#### Information shown
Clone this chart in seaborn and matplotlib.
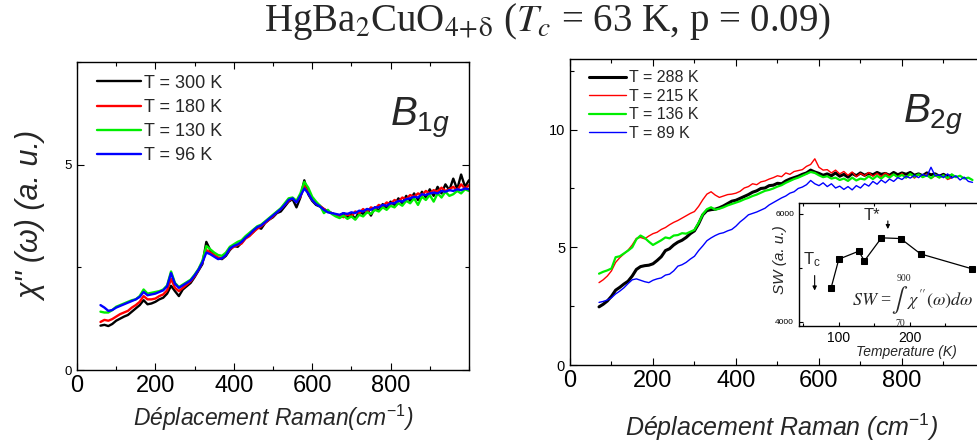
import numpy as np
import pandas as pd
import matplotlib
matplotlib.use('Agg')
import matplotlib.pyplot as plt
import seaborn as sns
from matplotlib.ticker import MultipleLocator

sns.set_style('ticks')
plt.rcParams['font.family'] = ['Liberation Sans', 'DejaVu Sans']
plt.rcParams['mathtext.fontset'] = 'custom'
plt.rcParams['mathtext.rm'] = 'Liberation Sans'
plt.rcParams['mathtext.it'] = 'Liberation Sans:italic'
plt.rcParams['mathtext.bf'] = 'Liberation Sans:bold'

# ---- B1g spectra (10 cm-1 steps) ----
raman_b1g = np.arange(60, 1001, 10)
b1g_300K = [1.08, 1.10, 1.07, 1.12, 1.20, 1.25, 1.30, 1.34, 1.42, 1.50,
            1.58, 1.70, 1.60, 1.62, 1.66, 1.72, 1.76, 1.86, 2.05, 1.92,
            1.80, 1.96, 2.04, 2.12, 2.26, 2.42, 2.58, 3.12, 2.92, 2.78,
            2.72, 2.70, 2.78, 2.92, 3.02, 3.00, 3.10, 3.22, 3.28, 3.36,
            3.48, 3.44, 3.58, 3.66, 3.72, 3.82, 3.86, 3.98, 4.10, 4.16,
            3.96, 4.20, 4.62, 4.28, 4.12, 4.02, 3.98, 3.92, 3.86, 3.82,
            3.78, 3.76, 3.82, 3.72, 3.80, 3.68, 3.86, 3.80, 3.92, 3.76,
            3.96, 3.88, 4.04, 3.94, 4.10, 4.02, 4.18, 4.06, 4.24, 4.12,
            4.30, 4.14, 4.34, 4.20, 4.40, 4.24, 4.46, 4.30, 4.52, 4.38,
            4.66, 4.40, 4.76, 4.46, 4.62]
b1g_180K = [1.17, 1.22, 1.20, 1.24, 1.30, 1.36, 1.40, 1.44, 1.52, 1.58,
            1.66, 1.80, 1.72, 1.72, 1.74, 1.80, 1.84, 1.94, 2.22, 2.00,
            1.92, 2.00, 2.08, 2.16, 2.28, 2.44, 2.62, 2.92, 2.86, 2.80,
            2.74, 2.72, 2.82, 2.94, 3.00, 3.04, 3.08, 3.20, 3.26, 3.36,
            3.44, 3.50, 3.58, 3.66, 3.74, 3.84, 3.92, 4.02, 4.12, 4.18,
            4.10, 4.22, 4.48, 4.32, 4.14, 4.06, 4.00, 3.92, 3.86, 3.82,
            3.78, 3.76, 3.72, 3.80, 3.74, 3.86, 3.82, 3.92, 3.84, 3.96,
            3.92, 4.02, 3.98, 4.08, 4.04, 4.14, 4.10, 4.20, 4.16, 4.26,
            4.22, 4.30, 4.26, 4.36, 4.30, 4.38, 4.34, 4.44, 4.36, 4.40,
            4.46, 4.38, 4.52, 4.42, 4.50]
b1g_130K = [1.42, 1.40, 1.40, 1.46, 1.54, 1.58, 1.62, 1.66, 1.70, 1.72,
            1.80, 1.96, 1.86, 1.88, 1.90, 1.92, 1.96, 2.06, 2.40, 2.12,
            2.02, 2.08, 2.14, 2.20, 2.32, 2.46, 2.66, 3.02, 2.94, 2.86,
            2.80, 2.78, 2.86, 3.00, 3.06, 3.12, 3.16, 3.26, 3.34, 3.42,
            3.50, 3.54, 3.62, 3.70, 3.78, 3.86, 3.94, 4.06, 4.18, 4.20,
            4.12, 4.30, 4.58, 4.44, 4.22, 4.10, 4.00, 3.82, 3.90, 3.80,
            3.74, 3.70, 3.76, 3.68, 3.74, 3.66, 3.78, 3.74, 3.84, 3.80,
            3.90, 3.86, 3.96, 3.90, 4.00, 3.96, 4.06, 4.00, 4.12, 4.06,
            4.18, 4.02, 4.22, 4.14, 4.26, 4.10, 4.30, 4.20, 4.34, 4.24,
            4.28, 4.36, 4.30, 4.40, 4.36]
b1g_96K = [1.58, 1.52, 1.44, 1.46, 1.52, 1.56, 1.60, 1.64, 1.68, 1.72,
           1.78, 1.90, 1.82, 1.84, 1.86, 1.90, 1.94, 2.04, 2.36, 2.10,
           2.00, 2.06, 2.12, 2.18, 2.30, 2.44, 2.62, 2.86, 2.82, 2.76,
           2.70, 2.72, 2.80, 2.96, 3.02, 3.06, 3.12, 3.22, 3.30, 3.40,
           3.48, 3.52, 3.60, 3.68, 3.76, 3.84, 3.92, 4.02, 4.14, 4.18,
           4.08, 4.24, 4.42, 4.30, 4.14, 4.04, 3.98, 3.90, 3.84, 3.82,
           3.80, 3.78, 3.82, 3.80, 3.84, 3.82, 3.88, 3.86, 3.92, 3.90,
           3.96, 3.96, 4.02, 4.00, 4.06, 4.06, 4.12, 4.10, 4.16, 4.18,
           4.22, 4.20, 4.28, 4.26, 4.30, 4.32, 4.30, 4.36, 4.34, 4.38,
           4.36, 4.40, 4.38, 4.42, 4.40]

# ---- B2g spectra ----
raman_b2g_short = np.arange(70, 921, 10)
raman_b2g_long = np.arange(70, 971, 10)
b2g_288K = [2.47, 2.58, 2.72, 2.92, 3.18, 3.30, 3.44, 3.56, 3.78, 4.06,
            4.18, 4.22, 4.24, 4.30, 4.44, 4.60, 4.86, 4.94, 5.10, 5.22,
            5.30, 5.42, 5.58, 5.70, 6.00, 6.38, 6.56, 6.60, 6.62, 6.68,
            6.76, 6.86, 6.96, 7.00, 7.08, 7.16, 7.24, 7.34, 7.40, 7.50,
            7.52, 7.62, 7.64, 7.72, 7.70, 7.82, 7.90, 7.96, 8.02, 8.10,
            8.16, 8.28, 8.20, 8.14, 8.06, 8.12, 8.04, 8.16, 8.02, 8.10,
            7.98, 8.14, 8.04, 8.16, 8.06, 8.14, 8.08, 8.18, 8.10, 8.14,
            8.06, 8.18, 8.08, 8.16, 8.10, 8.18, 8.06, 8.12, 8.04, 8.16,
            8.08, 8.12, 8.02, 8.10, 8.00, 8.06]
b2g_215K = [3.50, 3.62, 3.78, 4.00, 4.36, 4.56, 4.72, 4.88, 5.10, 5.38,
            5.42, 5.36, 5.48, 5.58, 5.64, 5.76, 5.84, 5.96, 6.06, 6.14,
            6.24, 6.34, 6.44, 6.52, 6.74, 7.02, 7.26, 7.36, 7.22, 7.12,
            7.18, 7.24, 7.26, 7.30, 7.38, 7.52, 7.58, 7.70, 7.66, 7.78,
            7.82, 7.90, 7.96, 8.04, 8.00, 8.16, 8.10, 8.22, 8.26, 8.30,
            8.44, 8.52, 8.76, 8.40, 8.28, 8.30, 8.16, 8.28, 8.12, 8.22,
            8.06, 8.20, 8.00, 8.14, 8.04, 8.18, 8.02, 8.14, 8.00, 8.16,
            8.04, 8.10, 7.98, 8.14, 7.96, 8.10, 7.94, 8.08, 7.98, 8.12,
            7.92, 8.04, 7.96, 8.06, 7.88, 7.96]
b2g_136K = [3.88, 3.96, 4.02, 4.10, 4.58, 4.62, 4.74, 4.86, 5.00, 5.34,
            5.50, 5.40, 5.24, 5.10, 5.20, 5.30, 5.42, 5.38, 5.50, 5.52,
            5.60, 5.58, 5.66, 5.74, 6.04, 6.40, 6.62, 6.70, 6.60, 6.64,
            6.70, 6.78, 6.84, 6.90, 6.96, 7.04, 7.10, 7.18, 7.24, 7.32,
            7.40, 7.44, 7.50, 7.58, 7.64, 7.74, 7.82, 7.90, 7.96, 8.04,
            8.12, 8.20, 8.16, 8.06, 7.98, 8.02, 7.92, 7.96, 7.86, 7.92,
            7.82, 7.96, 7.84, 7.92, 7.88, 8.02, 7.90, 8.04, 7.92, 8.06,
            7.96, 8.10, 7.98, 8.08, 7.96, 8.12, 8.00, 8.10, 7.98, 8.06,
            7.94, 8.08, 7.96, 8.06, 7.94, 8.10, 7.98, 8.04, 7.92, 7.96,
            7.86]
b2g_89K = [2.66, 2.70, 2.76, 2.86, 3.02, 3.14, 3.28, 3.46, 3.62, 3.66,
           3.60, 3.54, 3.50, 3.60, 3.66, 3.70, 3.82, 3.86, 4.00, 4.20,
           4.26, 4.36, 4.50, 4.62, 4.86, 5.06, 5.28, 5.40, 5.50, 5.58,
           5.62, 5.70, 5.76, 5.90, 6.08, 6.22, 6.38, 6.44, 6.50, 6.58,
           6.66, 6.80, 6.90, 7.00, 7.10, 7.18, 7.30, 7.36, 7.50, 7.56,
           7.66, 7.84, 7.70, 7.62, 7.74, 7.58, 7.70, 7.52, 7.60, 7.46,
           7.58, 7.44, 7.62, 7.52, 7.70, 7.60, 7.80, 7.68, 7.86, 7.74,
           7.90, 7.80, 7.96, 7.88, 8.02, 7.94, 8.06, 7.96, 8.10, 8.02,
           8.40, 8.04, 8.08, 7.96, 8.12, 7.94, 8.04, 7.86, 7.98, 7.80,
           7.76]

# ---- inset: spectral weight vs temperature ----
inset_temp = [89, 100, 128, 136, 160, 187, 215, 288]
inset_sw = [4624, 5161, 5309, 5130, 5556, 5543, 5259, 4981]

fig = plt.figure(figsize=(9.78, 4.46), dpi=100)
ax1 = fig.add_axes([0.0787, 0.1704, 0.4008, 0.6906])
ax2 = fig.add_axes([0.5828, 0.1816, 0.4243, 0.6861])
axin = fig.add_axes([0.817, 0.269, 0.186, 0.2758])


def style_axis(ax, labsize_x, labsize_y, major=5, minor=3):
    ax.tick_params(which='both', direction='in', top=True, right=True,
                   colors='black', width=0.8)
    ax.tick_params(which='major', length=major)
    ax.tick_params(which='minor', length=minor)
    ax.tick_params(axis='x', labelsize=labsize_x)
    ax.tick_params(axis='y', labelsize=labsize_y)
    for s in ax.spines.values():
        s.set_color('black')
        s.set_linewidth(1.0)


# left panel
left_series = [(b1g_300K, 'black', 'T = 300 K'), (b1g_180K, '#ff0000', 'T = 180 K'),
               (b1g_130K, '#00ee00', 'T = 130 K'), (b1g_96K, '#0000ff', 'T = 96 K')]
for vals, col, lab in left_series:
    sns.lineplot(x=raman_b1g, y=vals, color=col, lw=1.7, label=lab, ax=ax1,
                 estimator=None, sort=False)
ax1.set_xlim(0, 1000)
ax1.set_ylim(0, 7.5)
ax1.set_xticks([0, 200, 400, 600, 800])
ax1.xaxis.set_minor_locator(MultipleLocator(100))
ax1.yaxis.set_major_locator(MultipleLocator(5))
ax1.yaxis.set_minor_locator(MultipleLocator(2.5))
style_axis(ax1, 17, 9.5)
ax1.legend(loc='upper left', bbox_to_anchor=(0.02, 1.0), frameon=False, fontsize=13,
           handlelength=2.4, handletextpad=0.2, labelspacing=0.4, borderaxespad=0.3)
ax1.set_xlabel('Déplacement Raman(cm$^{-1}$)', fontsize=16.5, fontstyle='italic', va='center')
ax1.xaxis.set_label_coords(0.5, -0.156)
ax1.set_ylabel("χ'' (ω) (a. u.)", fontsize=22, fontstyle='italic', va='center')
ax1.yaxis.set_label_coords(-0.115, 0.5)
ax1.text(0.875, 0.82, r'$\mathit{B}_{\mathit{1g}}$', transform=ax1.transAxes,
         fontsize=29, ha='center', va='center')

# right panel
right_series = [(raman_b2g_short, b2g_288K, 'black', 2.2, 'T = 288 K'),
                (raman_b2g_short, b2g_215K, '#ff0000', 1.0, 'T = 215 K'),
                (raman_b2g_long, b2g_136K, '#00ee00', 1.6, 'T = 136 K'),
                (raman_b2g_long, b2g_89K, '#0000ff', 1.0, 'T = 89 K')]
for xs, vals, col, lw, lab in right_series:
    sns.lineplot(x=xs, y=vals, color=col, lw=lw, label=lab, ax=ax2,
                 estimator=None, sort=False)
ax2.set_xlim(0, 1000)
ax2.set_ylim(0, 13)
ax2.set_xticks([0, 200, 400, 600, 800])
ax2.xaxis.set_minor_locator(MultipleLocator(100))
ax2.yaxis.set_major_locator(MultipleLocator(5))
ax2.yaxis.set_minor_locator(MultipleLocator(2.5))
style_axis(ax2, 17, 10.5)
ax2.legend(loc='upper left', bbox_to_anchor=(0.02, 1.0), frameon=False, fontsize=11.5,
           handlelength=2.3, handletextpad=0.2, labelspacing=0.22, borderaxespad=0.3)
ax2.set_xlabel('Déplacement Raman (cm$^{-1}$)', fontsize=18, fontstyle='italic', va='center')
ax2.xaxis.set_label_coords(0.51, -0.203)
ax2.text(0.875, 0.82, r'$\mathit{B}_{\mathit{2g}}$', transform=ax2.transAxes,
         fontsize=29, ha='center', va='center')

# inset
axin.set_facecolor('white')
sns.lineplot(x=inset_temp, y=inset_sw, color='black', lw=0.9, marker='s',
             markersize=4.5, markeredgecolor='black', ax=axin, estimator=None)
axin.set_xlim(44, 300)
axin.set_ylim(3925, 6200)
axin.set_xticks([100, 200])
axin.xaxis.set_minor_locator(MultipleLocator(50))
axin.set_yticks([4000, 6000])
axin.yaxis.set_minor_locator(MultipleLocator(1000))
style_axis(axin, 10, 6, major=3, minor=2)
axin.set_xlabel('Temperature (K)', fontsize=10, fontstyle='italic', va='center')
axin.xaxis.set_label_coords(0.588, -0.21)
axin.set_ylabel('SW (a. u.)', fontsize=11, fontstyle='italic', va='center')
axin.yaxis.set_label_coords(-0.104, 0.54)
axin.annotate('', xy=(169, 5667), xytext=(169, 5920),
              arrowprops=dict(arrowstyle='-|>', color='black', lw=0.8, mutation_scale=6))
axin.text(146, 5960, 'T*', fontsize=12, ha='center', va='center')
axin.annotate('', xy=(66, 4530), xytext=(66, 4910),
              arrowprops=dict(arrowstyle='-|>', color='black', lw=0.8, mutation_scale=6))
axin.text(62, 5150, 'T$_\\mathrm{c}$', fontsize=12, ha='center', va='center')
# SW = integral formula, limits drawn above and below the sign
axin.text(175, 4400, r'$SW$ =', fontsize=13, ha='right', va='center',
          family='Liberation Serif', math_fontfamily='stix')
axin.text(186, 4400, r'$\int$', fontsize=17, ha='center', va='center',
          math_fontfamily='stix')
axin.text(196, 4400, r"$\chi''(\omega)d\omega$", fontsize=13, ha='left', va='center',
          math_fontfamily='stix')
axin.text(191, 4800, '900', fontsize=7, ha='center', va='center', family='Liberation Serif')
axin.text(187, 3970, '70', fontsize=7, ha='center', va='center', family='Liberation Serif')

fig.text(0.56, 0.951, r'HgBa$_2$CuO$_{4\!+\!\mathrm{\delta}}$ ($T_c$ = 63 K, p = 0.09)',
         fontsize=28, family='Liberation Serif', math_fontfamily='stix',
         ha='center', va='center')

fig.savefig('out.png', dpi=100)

#### Description of the task
Restate the data word for word from its first line through the line with "from matplotlib.ticker import MultipleLocator", leaving out any picture along the way.

#### Reply to the exercise
Clone this chart in seaborn and matplotlib.
import numpy as np
import pandas as pd
import matplotlib
matplotlib.use('Agg')
import matplotlib.pyplot as plt
import seaborn as sns
from matplotlib.ticker import MultipleLocator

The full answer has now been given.